Pursuant to Section 19(b)(1) of the Securities Exchange Act of 1934 (the “Act”),[1] and Rule 19b-4 thereunder,[2] notice is hereby given that on August 7, 2003, the Chicago Stock Exchange, Incorporated (“CHX” or “Exchange”) filed with the Securities and Exchange Commission (the “Commission”) the proposed rule change as described in Items I, II and III below, which Items have been prepared by the Exchange. On January 20, 2004, the Exchange filed Amendment No. 1 to the proposed rule change.[3] The Commission is publishing this notice to solicit comments on the proposed rule change from interested persons.

I. Self-Regulatory Organization's Statement of the Terms of Substance of the Proposed Rule Change

The Exchange proposes to amend certain provisions of CHX Article XX, Rule 37, which governs, among other things, execution of limit orders, in listed securities, in a CHX specialist's book following a trade-through in the primary market. Specifically, the CHX seeks to render voluntary a CHX specialist's obligation to fill limit orders in the specialist's book when the primary market is trading at the limit price, if the issue traded constitutes an Exempt ETF (as defined below).

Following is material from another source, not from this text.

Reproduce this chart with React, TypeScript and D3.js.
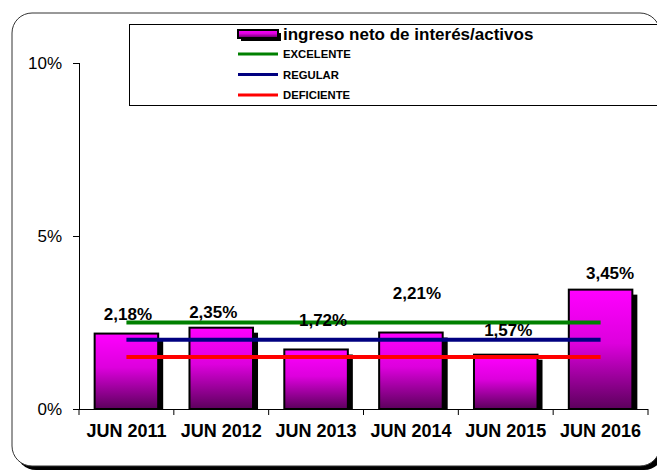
import React from 'react';
import * as d3 from 'd3';

const categories = ['JUN 2011', 'JUN 2012', 'JUN 2013', 'JUN 2014', 'JUN 2015', 'JUN 2016'];
const values = [2.18, 2.35, 1.72, 2.21, 1.57, 3.45];
const valueLabels = ['2,18%', '2,35%', '1,72%', '2,21%', '1,57%', '3,45%'];
const excelente = [2.5, 2.5, 2.5, 2.5, 2.5, 2.5];
const regular = [2.0, 2.0, 2.0, 2.0, 2.0, 2.0];
const deficiente = [1.5, 1.5, 1.5, 1.5, 1.5, 1.5];
const yTicks = [0, 5, 10];
const yTickLabels = ['0%', '5%', '10%'];

// label nudges (px) so the value labels sit where the original put them
const labelDx = [1.5, -8, 7, 6, 2.5, 9.5];
const labelDy = [-14, -9.5, -23, -34, -19, -11];

const W = 657;
const H = 473;
const FONT = 'Arial, "Liberation Sans", sans-serif';

const App = () => {
  const x = d3.scaleBand<string>().domain(categories).range([79, 648]).paddingInner(0.33).paddingOuter(0.165);
  const y = d3.scaleLinear().domain([0, 10]).range([409, 63]);
  const xc = (c: string) => (x(c) as number) + x.bandwidth() / 2;

  const line = d3
    .line<number>()
    .x((_, i) => xc(categories[i]))
    .y(d => y(d));

  const series = [
    { name: 'EXCELENTE', data: excelente, color: '#008000' },
    { name: 'REGULAR', data: regular, color: '#000080' },
    { name: 'DEFICIENTE', data: deficiente, color: '#ff0000' },
  ];

  const bw = x.bandwidth();

  return (
    <svg width={W} height={H} style={{ position: 'absolute', left: 0, top: 0 }} fontFamily={FONT}>
      <defs>
        <linearGradient id="barGrad" x1="0" y1="0" x2="0" y2="1">
          <stop offset="0%" stopColor="#ff00ff" />
          <stop offset="45%" stopColor="#dd00dd" />
          <stop offset="100%" stopColor="#5c005c" />
        </linearGradient>
      </defs>
      <rect width={W} height={H} fill="#fff" />

      {/* outer frame with shadow */}
      <rect x={16} y={17} width={648} height={453} rx={20} fill="#000" />
      <rect x={12} y={13} width={648} height={453} rx={20} fill="#fff" stroke="#333" strokeWidth={1} />

      {/* legend box */}
      <rect x={129.5} y={24.5} width={560} height={81} fill="#fff" stroke="#000" strokeWidth={1} />
      <rect x={241} y={33} width={40} height={8} fill="#000" />
      <rect x={238} y={30} width={40} height={8} fill="url(#barGrad)" stroke="#000" strokeWidth={2} />
      <text x={283} y={40} fontSize={17} fontWeight="bold">ingreso neto de interés/activos</text>
      {series.map((s, i) => (
        <g key={s.name}>
          <line x1={238} x2={278} y1={54 + i * 20.5} y2={54 + i * 20.5} stroke={s.color} strokeWidth={3} />
          <text x={283} y={58 + i * 20.5} fontSize={11.3} fontWeight="bold">{s.name}</text>
        </g>
      ))}

      {/* y axis */}
      <line x1={79.5} x2={79.5} y1={y(10)} y2={y(0)} stroke="#000" strokeWidth={1} />
      {yTicks.map((t, i) => (
        <g key={t}>
          <line x1={73} x2={79.5} y1={y(t) + 0.5} y2={y(t) + 0.5} stroke="#000" />
          <text x={62} y={y(t) + 6} fontSize={17} textAnchor="end">{yTickLabels[i]}</text>
        </g>
      ))}

      {/* bars */}
      {categories.map((c, i) => {
        const bx = x(c) as number;
        const by = y(values[i]);
        return (
          <g key={c}>
            <rect x={bx + 5} y={by + 5} width={bw} height={y(0) - by - 5} fill="#000" />
            <rect x={bx} y={by} width={bw} height={y(0) - by} fill="url(#barGrad)" stroke="#000" strokeWidth={2} />
          </g>
        );
      })}

      {/* x axis */}
      <line x1={79} x2={648} y1={409.5} y2={409.5} stroke="#000" strokeWidth={1} />
      {d3.range(categories.length + 1).map(i => {
        const tx = 79 + (i * (648 - 79)) / categories.length;
        return <line key={i} x1={tx} x2={tx} y1={409} y2={415} stroke="#000" />;
      })}
      {categories.map(c => (
        <text key={c} x={xc(c)} y={437} fontSize={18} fontWeight="bold" textAnchor="middle">{c}</text>
      ))}

      {/* reference lines */}
      {series.map(s => (
        <path key={s.name} d={line(s.data) as string} fill="none" stroke={s.color} strokeWidth={4} />
      ))}

      {/* value labels */}
      {categories.map((c, i) => (
        <text key={c} x={xc(c) + labelDx[i]} y={y(values[i]) + labelDy[i]} fontSize={17} fontWeight="bold" textAnchor="middle">
          {valueLabels[i]}
        </text>
      ))}
    </svg>
  );
};

export default App;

The text of the proposed rule change is available at the Commission and at the CHX.

II. Self-Regulatory Organization's Statement of the Purpose of, and Statutory Basis for, the Proposed Rule Change

In its filing with the Commission, the CHX included statements concerning the purpose of and basis for the proposed rule change and discussed any comments it received regarding the proposal. The text of these statements may be examined at the places specified in Item IV below. The CHX has prepared summaries, set forth in Sections A, B, and C below, of the most significant aspects of such statements.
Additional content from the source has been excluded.